In his celebrated Education, written in the midst of these Catholic flare-ups at the turn of the century, Henry Adams, grandson and great-grandson of American presidents, surveyed an apparent chaos as to meaning. Favoring the analogical vocabulary of unity and multiplicity, Adams wondered whether there was any objective or transcendent truth, or meaning, readily available in modernity. The various, and at times discomforting, scientific discoveries and technological innovations during his lifetime (1838-1918), along with the evident failures of such previous stalwarts of the real—philosophy, religion, politics, and even now, science—to keep in step, vexed Adams. The medieval synthesis, or unity, centered as he saw it in the Blessed Virgin Mary, was a distant, if yet attractive, alternative to the contemporary unmasking of a universe with evidently no direction or teleology other than mere random forces and energies, multiplicities, in no way beholden to man. The unity or assurance that man was forever seeking… was it after all, both in the quest and in its seeming conclusions, simply a human construct? And, if so, could this be enough for a meaningful existence? 

Or, to rephrase this (and not entirely in an un-Adams way): Had the modern intellectual project of the past few centuries now successfully demolished the assured Christian architectonic foundation of a transcendent, benevolent God and His historical relationship with His creatures? Or, if this deconstructionist project was continuing to make headway, even now within the Church itself, might it not be best to pull up the drawbridge and arm the defenders from the tried-and-true, renewed Thomist quiver? Perhaps this is a bit of a fanciful reductionism, and surely it does little apparent justice to the validity and vitality of neo-Scholasticism, but it is an accurate snapshot of a cultural shift visible to more than a few in Western civilization.  And particularly so in the United States, for many the very model and norm of modern, democratic progress!

Yet perhaps the visibility of an Adams “universe” at the turn of the century serves to underscore the empathy that Portier brings to the extended consideration of his four fellow theologians. Ill-at-ease with a theology, and an institution, that appeared not to take modern, experiential and scientific developments into legitimate account, some American Catholic theologians acted from a sense of an heroic faith that what was true could not be harmed but rather enhanced by an opening to modern intellectual sensibilities that might at first glance appear too dangerous to the traditional faith, a faith that might now be found wanting, or incomplete. Surely, some effort at conversation with this other would be called for, although assuredly not every “new” idea, not every science or technological fashion might prove to be of authentic substance. Then, too, as in any human narrative, naiveté and ignorance, and even pride, were present in these several biographies. Real damage could be done by way of uncritical, undigested embraces of the new. 
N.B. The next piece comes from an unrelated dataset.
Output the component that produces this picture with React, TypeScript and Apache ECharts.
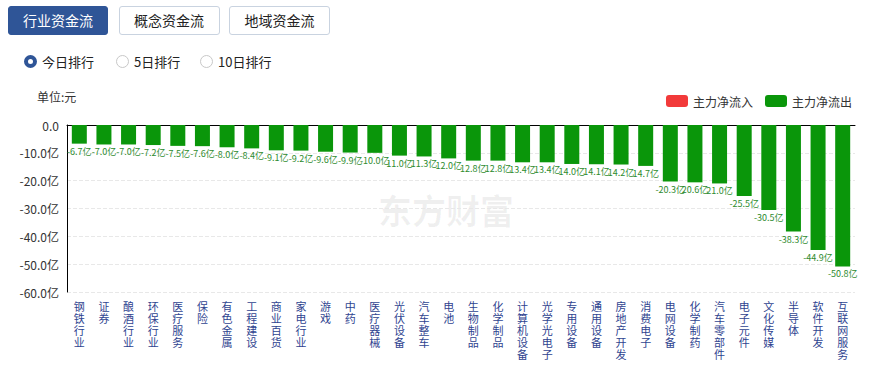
import React, { useEffect, useRef } from "react";
import * as echarts from "echarts";

const categories = [
  "钢铁行业", "证券", "酿酒行业", "环保行业", "医疗服务", "保险", "有色金属", "工程建设",
  "商业百货", "家电行业", "游戏", "中药", "医疗器械", "光伏设备", "汽车整车", "电池",
  "生物制品", "化学制品", "计算机设备", "光学光电子", "专用设备", "通用设备", "房地产开发", "消费电子",
  "电网设备", "化学制药", "汽车零部件", "电子元件", "文化传媒", "半导体", "软件开发", "互联网服务",
];
const outflow = [
  -6.7, -7.0, -7.0, -7.2, -7.5, -7.6, -8.0, -8.4,
  -9.1, -9.2, -9.6, -9.9, -10.0, -11.0, -11.3, -12.0,
  -12.8, -12.8, -13.4, -13.4, -14.0, -14.1, -14.2, -14.7,
  -20.3, -20.6, -21.0, -25.5, -30.5, -38.3, -44.9, -50.8,
];
const inflow = categories.map(() => null as number | null);
const yTicks = { min: -60, max: 0, interval: 10 };
const tabs = ["行业资金流", "概念资金流", "地域资金流"];
const ranks = ["今日排行", "5日排行", "10日排行"];

const FONT = '"Noto Sans CJK SC", "Microsoft YaHei", sans-serif';

function labelText(i: number): string {
  const v = outflow[i];
  const p = i > 0 ? outflow[i - 1] : 0;
  const drop = i > 0 && Math.abs(p) >= 10 && Math.abs(v - p) < 2;
  return (drop ? Math.abs(v).toFixed(1) : v.toFixed(1)) + "亿";
}

function Chart() {
  const ref = useRef<HTMLDivElement>(null);
  useEffect(() => {
    if (!ref.current) return;
    const chart = echarts.init(ref.current, undefined, { renderer: "svg" });
    chart.setOption({
      animation: false,
      textStyle: { fontFamily: FONT },
      graphic: [
        {
          type: "text",
          left: 37,
          top: 10,
          style: { text: "单位:元", fontSize: 12, fill: "#333", fontFamily: FONT },
        },
        {
          type: "text",
          left: 378,
          top: 112,
          z: -1,
          style: {
            text: "东方财富",
            fontSize: 34,
            fontWeight: "bold",
            fill: "rgba(0,0,0,0.06)",
            fontFamily: FONT,
          },
        },
      ],
      legend: {
        right: 12,
        top: 10,
        itemWidth: 22,
        itemHeight: 12,
        itemGap: 12,
        textStyle: { fontSize: 12, color: "#333", fontFamily: FONT },
        data: [
          { name: "主力净流入", itemStyle: { color: "#f23a3a" } },
          { name: "主力净流出", itemStyle: { color: "#0a960a" } },
        ],
      },
      grid: { left: 67, right: 14, top: 45, bottom: 77 },
      xAxis: [
        {
          type: "category",
          data: categories,
          position: "bottom",
          axisLine: { show: false },
          axisTick: { show: false },
          axisLabel: {
            interval: 0,
            margin: 8,
            fontSize: 11,
            lineHeight: 12,
            color: "#2f4490",
            fontFamily: FONT,
            formatter: (s: string) => s.split("").join("\n"),
          },
        },
        {
          type: "category",
          data: categories,
          position: "top",
          axisLine: { show: true, lineStyle: { color: "#000", width: 1 } },
          axisTick: { show: false },
          axisLabel: { show: false },
        },
      ],
      yAxis: {
        type: "value",
        min: yTicks.min,
        max: yTicks.max,
        interval: yTicks.interval,
        axisLine: { show: true, lineStyle: { color: "#000" } },
        axisTick: { show: false },
        axisLabel: {
          fontSize: 12,
          color: "#333",
          fontFamily: FONT,
          formatter: (v: number) => (v === 0 ? "0.0" : v.toFixed(1) + "亿"),
        },
        splitLine: { show: true, lineStyle: { color: "#e8e8e8", type: "dashed" } },
      },
      series: [
        {
          name: "主力净流入",
          type: "bar",
          stack: "flow",
          data: inflow,
          itemStyle: { color: "#f23a3a" },
        },
        {
          name: "主力净流出",
          type: "bar",
          stack: "flow",
          data: outflow,
          barWidth: 15,
          itemStyle: { color: "#0a960a" },
          label: {
            show: true,
            position: "bottom",
            distance: 3,
            fontSize: 9,
            color: "#2e8b2e",
            fontFamily: FONT,
            formatter: (p: any) => labelText(p.dataIndex),
          },
        },
      ],
    });
    return () => chart.dispose();
  }, []);
  return <div ref={ref} style={{ position: "absolute", left: 0, top: 80, width: 869, height: 289 }} />;
}

export default function App() {
  return (
    <div
      style={{
        position: "absolute",
        left: 0,
        top: 0,
        width: 869,
        height: 369,
        background: "#fff",
        fontFamily: FONT,
        overflow: "hidden",
      }}
    >
      {tabs.map((t, i) => (
        <div
          key={t}
          style={{
            position: "absolute",
            left: 8 + i * 110.5,
            top: 6,
            width: i === 0 ? 100 : 101,
            height: 29,
            boxSizing: "border-box",
            border: i === 0 ? "1px solid #2f5597" : "1px solid #c9d3e0",
            borderRadius: 3,
            background: i === 0 ? "#2f5597" : "#fff",
            color: i === 0 ? "#fff" : "#222",
            fontSize: 14,
            lineHeight: "27px",
            textAlign: "center",
          }}
        >
          {t}
        </div>
      ))}
      {ranks.map((r, i) => {
        const left = [24, 116, 200][i];
        return (
          <div
            key={r}
            style={{ position: "absolute", left, top: 52, height: 18, display: "flex", alignItems: "center" }}
          >
            <span
              style={{
                display: "inline-block",
                width: 13,
                height: 13,
                boxSizing: "border-box",
                borderRadius: "50%",
                border: i === 0 ? "4px solid #2f5597" : "1px solid #c8c8c8",
                background: "#fff",
                marginRight: 5,
              }}
            />
            <span style={{ fontSize: 13, color: "#222" }}>{r}</span>
          </div>
        );
      })}
      <Chart />
    </div>
  );
}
But, within his own announced “narrative meditation,” Portier’s principals (particularly a McSorley returning to Paulist embraces of traditional prayer and holiness), might be seen as struggling with St. Peter’s admonition:  “Always have your answer ready for people who ask you the reason for the hope that you all have” (1 Peter 3:15). Whatever one’s own historical circumstances, these few words are yet an invitation to humility and reflection in the face of the question of the relationship between objective truth and our subjective appropriation of it. In Pascendi Pius X wrote that “purely subjective truth…[was] of no use to the man who wants to know above all things whether outside himself there is a God into whose hands he is one day to fall.”  Portier’s emphatic response?  “I am definitely one of those men” (xviii-xix).  And, for good or, in fact, ill, so were his four “divided friends.”